-- START OF DATASET EXCERPT --

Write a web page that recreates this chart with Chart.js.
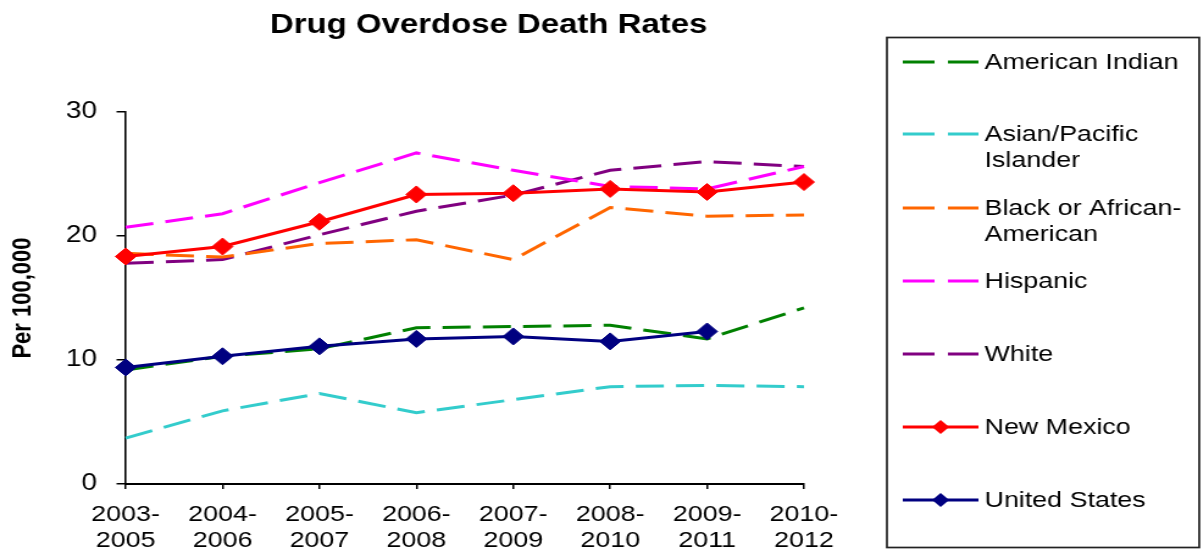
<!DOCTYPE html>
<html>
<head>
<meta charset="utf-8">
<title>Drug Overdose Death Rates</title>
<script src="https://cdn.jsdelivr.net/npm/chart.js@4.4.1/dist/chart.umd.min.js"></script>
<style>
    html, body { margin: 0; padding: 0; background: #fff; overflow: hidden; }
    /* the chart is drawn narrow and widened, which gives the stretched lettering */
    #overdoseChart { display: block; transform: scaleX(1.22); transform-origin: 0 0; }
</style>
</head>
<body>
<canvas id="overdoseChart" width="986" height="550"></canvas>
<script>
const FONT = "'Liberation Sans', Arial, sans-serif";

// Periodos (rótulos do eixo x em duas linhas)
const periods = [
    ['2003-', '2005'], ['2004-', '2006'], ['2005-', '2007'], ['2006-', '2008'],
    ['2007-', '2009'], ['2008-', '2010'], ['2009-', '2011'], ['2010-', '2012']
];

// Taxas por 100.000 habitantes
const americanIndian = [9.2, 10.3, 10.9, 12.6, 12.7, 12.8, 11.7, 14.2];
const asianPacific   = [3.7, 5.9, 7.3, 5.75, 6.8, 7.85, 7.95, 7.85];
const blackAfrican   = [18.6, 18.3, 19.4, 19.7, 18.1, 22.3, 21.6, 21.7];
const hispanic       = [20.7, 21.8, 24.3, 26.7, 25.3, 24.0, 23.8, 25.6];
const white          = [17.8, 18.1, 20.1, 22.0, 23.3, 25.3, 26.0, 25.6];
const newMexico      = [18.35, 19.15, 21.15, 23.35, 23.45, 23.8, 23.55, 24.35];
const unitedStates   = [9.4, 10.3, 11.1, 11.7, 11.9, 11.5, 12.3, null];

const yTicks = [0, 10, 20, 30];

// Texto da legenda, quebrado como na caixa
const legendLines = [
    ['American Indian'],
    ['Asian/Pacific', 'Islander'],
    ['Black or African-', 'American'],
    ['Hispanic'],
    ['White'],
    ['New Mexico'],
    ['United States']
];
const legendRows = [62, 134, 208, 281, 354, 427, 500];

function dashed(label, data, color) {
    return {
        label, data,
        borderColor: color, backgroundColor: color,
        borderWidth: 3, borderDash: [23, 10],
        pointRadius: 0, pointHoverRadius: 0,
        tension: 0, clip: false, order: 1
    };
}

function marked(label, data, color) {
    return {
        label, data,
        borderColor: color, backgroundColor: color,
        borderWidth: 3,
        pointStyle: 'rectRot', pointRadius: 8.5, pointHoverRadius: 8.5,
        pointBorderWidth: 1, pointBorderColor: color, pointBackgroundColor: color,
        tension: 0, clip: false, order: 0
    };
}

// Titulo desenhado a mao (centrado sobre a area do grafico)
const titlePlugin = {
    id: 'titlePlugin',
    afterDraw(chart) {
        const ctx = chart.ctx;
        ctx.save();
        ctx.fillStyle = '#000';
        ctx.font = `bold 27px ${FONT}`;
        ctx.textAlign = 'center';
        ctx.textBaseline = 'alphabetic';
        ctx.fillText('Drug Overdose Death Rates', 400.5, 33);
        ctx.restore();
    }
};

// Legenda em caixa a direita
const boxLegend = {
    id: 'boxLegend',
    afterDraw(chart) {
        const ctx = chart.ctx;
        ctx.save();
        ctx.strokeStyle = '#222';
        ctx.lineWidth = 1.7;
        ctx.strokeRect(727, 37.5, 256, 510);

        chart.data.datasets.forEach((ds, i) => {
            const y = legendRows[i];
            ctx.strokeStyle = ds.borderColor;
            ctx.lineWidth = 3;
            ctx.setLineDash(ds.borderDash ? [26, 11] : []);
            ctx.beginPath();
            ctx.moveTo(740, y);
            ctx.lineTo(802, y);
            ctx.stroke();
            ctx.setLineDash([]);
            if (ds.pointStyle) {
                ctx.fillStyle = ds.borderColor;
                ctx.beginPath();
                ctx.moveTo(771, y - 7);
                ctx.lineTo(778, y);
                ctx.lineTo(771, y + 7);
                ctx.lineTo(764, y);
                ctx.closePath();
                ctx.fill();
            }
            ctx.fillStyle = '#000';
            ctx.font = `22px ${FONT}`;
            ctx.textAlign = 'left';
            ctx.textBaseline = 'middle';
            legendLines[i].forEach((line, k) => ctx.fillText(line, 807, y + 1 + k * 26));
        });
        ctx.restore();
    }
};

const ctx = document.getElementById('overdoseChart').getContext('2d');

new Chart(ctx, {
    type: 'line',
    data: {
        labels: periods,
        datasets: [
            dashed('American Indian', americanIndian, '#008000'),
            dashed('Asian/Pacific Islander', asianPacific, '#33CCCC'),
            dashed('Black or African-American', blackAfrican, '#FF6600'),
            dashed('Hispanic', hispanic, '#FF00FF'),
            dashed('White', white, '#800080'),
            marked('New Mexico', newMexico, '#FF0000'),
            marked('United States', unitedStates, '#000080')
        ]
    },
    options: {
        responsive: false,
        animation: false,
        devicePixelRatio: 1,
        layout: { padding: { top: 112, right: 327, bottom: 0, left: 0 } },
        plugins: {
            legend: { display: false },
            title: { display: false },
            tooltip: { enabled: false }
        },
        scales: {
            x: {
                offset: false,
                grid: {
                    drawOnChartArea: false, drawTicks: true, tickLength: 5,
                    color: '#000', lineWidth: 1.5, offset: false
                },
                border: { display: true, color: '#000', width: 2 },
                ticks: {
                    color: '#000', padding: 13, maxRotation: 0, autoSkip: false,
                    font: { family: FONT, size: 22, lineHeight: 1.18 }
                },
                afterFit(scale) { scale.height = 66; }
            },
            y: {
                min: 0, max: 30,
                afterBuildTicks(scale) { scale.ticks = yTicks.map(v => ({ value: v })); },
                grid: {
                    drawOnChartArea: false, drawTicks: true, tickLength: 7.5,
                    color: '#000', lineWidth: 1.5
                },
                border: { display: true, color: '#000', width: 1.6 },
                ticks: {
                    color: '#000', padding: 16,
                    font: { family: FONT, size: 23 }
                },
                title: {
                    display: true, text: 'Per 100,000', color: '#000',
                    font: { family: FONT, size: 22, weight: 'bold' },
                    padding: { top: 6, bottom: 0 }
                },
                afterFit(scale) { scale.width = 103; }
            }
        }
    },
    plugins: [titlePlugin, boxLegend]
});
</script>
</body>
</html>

-- END OF DATASET EXCERPT --

**TASK**
Copy out each line word for word, please, skipping the images.

**REPLY**
Write a web page that recreates this chart with Chart.js.
<!DOCTYPE html>
<html>
<head>
<meta charset="utf-8">
<title>Drug Overdose Death Rates</title>
<script src="https://cdn.jsdelivr.net/npm/chart.js@4.4.1/dist/chart.umd.min.js"></script>
<style>
    html, body { margin: 0; padding: 0; background: #fff; overflow: hidden; }
    /* the chart is drawn narrow and widened, which gives the stretched lettering */
    #overdoseChart { display: block; transform: scaleX(1.22); transform-origin: 0 0; }
</style>
</head>
<body>
<canvas id="overdoseChart" width="986" height="550"></canvas>
<script>
const FONT = "'Liberation Sans', Arial, sans-serif";

// Periodos (rótulos do eixo x em duas linhas)
const periods = [
    ['2003-', '2005'], ['2004-', '2006'], ['2005-', '2007'], ['2006-', '2008'],
    ['2007-', '2009'], ['2008-', '2010'], ['2009-', '2011'], ['2010-', '2012']
];

// Taxas por 100.000 habitantes
const americanIndian = [9.2, 10.3, 10.9, 12.6, 12.7, 12.8, 11.7, 14.2];
const asianPacific   = [3.7, 5.9, 7.3, 5.75, 6.8, 7.85, 7.95, 7.85];
const blackAfrican   = [18.6, 18.3, 19.4, 19.7, 18.1, 22.3, 21.6, 21.7];
const hispanic       = [20.7, 21.8, 24.3, 26.7, 25.3, 24.0, 23.8, 25.6];
const white          = [17.8, 18.1, 20.1, 22.0, 23.3, 25.3, 26.0, 25.6];
const newMexico      = [18.35, 19.15, 21.15, 23.35, 23.45, 23.8, 23.55, 24.35];
const unitedStates   = [9.4, 10.3, 11.1, 11.7, 11.9, 11.5, 12.3, null];

const yTicks = [0, 10, 20, 30];

// Texto da legenda, quebrado como na caixa
const legendLines = [
    ['American Indian'],
    ['Asian/Pacific', 'Islander'],
    ['Black or African-', 'American'],
    ['Hispanic'],
    ['White'],
    ['New Mexico'],
    ['United States']
];
const legendRows = [62, 134, 208, 281, 354, 427, 500];

function dashed(label, data, color) {
    return {
        label, data,
        borderColor: color, backgroundColor: color,
        borderWidth: 3, borderDash: [23, 10],
        pointRadius: 0, pointHoverRadius: 0,
        tension: 0, clip: false, order: 1
    };
}

function marked(label, data, color) {
    return {
        label, data,
        borderColor: color, backgroundColor: color,
        borderWidth: 3,
        pointStyle: 'rectRot', pointRadius: 8.5, pointHoverRadius: 8.5,
        pointBorderWidth: 1, pointBorderColor: color, pointBackgroundColor: color,
        tension: 0, clip: false, order: 0
    };
}

// Titulo desenhado a mao (centrado sobre a area do grafico)
const titlePlugin = {
    id: 'titlePlugin',
    afterDraw(chart) {
        const ctx = chart.ctx;
        ctx.save();
        ctx.fillStyle = '#000';
        ctx.font = `bold 27px ${FONT}`;
        ctx.textAlign = 'center';
        ctx.textBaseline = 'alphabetic';
        ctx.fillText('Drug Overdose Death Rates', 400.5, 33);
        ctx.restore();
    }
};

// Legenda em caixa a direita
const boxLegend = {
    id: 'boxLegend',
    afterDraw(chart) {
        const ctx = chart.ctx;
        ctx.save();
        ctx.strokeStyle = '#222';
        ctx.lineWidth = 1.7;
        ctx.strokeRect(727, 37.5, 256, 510);

        chart.data.datasets.forEach((ds, i) => {
            const y = legendRows[i];
            ctx.strokeStyle = ds.borderColor;
            ctx.lineWidth = 3;
            ctx.setLineDash(ds.borderDash ? [26, 11] : []);
            ctx.beginPath();
            ctx.moveTo(740, y);
            ctx.lineTo(802, y);
            ctx.stroke();
            ctx.setLineDash([]);
            if (ds.pointStyle) {
                ctx.fillStyle = ds.borderColor;
                ctx.beginPath();
                ctx.moveTo(771, y - 7);
                ctx.lineTo(778, y);
                ctx.lineTo(771, y + 7);
                ctx.lineTo(764, y);
                ctx.closePath();
                ctx.fill();
            }
            ctx.fillStyle = '#000';
            ctx.font = `22px ${FONT}`;
            ctx.textAlign = 'left';
            ctx.textBaseline = 'middle';
            legendLines[i].forEach((line, k) => ctx.fillText(line, 807, y + 1 + k * 26));
        });
        ctx.restore();
    }
};

const ctx = document.getElementById('overdoseChart').getContext('2d');

new Chart(ctx, {
    type: 'line',
    data: {
        labels: periods,
        datasets: [
            dashed('American Indian', americanIndian, '#008000'),
            dashed('Asian/Pacific Islander', asianPacific, '#33CCCC'),
            dashed('Black or African-American', blackAfrican, '#FF6600'),
            dashed('Hispanic', hispanic, '#FF00FF'),
            dashed('White', white, '#800080'),
            marked('New Mexico', newMexico, '#FF0000'),
            marked('United States', unitedStates, '#000080')
        ]
    },
    options: {
        responsive: false,
        animation: false,
        devicePixelRatio: 1,
        layout: { padding: { top: 112, right: 327, bottom: 0, left: 0 } },
        plugins: {
            legend: { display: false },
            title: { display: false },
            tooltip: { enabled: false }
        },
        scales: {
            x: {
                offset: false,
                grid: {
                    drawOnChartArea: false, drawTicks: true, tickLength: 5,
                    color: '#000', lineWidth: 1.5, offset: false
                },
                border: { display: true, color: '#000', width: 2 },
                ticks: {
                    color: '#000', padding: 13, maxRotation: 0, autoSkip: false,
                    font: { family: FONT, size: 22, lineHeight: 1.18 }
                },
                afterFit(scale) { scale.height = 66; }
            },
            y: {
                min: 0, max: 30,
                afterBuildTicks(scale) { scale.ticks = yTicks.map(v => ({ value: v })); },
                grid: {
                    drawOnChartArea: false, drawTicks: true, tickLength: 7.5,
                    color: '#000', lineWidth: 1.5
                },
                border: { display: true, color: '#000', width: 1.6 },
                ticks: {
                    color: '#000', padding: 16,
                    font: { family: FONT, size: 23 }
                },
                title: {
                    display: true, text: 'Per 100,000', color: '#000',
                    font: { family: FONT, size: 22, weight: 'bold' },
                    padding: { top: 6, bottom: 0 }
                },
                afterFit(scale) { scale.width = 103; }
            }
        }
    },
    plugins: [titlePlugin, boxLegend]
});
</script>
</body>
</html>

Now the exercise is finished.